I remember a few times when I was nearly psychotic with rage and took it out on my dog only to lose him two years later to cancer at the age of three. How that dog could ever forgive me I don't know, but he did. On the day he was euthanized due to terminal cancer, my mother called me at work and said he was now in pain and that she called the vet. She told me that the vet was on his way and that I wouldn't have to be there.
It was the first time I ever put my foot down with my mother and I told her in no uncertain terms that the dog was my property and that nothing was to be done until I got there. I brought this dog home, he was my only source of wholly and completely devoted love through two psych hospitalizations for depression, and that I owed it to him to be there when he died. I left work early and drove home listening Judy Collins singing Amazing Grace on repeat on my tape deck. I begged the spirits of my great grandparents to take care of him until I could again, and I drove home in a cloud of tears. Dear god in heaven I loved Tristan like I have loved no other animal. I came home and he was in pain. I could see that. I beat the vet too. Seeing him hurt me but I stayed calm and strong knowing he would need it. I took him around back behind the house and my mother tried to stop me fearing the walk would hurt him but I shouted at her, "Don't say a word. Nothing is decided unless I decide it." She was aghast that I would countermand her like that and she began babbling about how the doctors said this and that and everything else. She had decided and that was that, reminding me how she drove my dog 70 miles into New York for surgeries and chemotherapy at the finest animal hospital in the world at enormous cost. It didn't matter. Tristan was my dog and as his life was my responsibility, I would decide if this was the time to end it or not. I sat down next to Tristan, away from everyone and talked to him. He had stopped eating that morning and the look on his face just told me everything. I promised him I would stay with him until the end and my great grandparents would take care of him in the other world. He just licked my face, again, always concerned about me.

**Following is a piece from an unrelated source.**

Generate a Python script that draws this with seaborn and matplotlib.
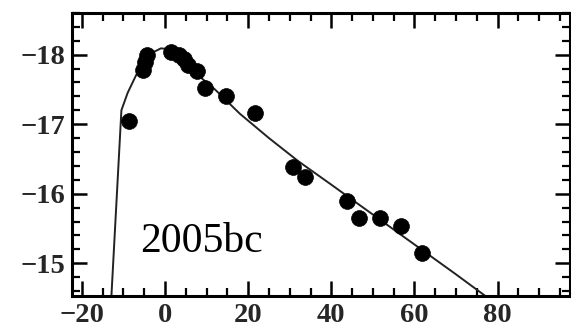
import matplotlib
matplotlib.use("Agg")
import matplotlib.pyplot as plt
import seaborn as sns
import pandas as pd
from matplotlib.ticker import MultipleLocator

# observed photometry (days since max, absolute magnitude)
obs_days = [-8.7, -5.3, -4.8, -4.3, 1.4, 3.4, 4.6, 5.5, 7.6, 9.6, 14.7, 21.6,
            30.8, 33.7, 43.7, 46.6, 51.7, 56.7, 61.8]
obs_mag = [-17.05, -17.78, -17.90, -18.00, -18.04, -18.00, -17.93, -17.85, -17.76,
           -17.52, -17.40, -17.16, -16.39, -16.24, -15.89, -15.65, -15.65, -15.54, -15.15]

# template light curve
tmpl_days = [-13.2, -10.5, -9.0, -7.0, -5.0, -3.0, -1.0, 1.0, 3.0, 5.0, 8.0, 12.0,
             18.0, 25.0, 32.0, 40.0, 50.0, 60.0, 70.0, 80.0]
tmpl_mag = [-14.2, -17.2, -17.45, -17.7, -17.92, -18.03, -18.09, -18.08, -18.0, -17.88,
            -17.7, -17.5, -17.15, -16.8, -16.47, -16.13, -15.7, -15.27, -14.84, -14.4]

x_ticks = [-20, 0, 20, 40, 60, 80]
y_ticks = [-18, -17, -16, -15]
label = "2005bc"

sns.set_style("ticks")
plt.rcParams["font.family"] = ["Liberation Serif", "DejaVu Serif"]

fig = plt.figure(figsize=(5.71, 3.31), dpi=100)
ax = fig.add_axes([0.126, 0.106, 0.872, 0.855])

df_obs = pd.DataFrame({"day": obs_days, "mag": obs_mag})
df_t = pd.DataFrame({"day": tmpl_days, "mag": tmpl_mag})

sns.lineplot(data=df_t, x="day", y="mag", ax=ax, color="#222222", linewidth=1.4,
             sort=False, estimator=None)
sns.scatterplot(data=df_obs, x="day", y="mag", ax=ax, color="black", s=130,
                edgecolor="black", linewidth=0.5, zorder=3)

ax.set_xlim(-22.4, 97.4)
ax.set_ylim(-14.53, -18.6)
ax.set_xticks(x_ticks)
ax.set_yticks(y_ticks)
ax.xaxis.set_minor_locator(MultipleLocator(5))
ax.yaxis.set_minor_locator(MultipleLocator(0.2))
ax.set_xlabel("")
ax.set_ylabel("")

for side in ["top", "bottom", "left", "right"]:
    ax.spines[side].set_visible(True)
    ax.spines[side].set_linewidth(2.2)
    ax.spines[side].set_color("black")

ax.tick_params(which="both", direction="in", top=True, right=True, color="black")
ax.tick_params(which="major", length=11, width=1.8, labelsize=20.5, pad=5)
ax.tick_params(which="minor", length=6, width=1.6)
for lab in ax.get_xticklabels() + ax.get_yticklabels():
    lab.set_fontweight("bold")

ax.text(0.26, 0.19, label, transform=ax.transAxes, fontsize=30,
        ha="center", va="center", color="black")

fig.savefig("out.png", dpi=100)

The vet came, I held him in my lap, and he passed away gently and quickly. I stroked his hair, whispered to him, and just offered every comfort I could just as when I took him home for the first time as a puppy.
I am always completely astonished at the capacity of that dog's grace. I didn't deserve him, I didn't spend as much time as I could with him, I didn't always treat him as a life that had only me to depend upon and to this day I feel a pain in my chest when I think of it and then remind myself that he forgave me all that for what little love I could give him.
If there is a heaven, then when I die, he's the very first thing I want to see. I said it then, over 15 years ago, and I still say it now. I hope to say it until the day I die.
Today I have two wonderful dogs whom I adore and have treated far better than I ever did Tristan. I got two dogs because I don't think I could stand to tolerate the death of one without having another to console me. That's the very real, and perhaps, selfish reason, but I couldn't think of having another dog until just two years ago; the pain of the loss, and my own failings as a dog owner, were too great.
I still have Tristan's collar and it's kept in a special wooden jewelry box I inherited from my grandfather. It has a picture of my beloved great aunt, a flower from my grandfather's funeral, and one or two other special things. On occasion I take it out and hold it, feeling its smoothness from his oily coat (he was part Chesapeake, part yellow lab), smelling just a faint whiff of his scent, and knowing that short of a grave in the side field at my mom's house, it's all I have left beyond the memories.
Though I won't deserve it, I know Tristan will give me a pass.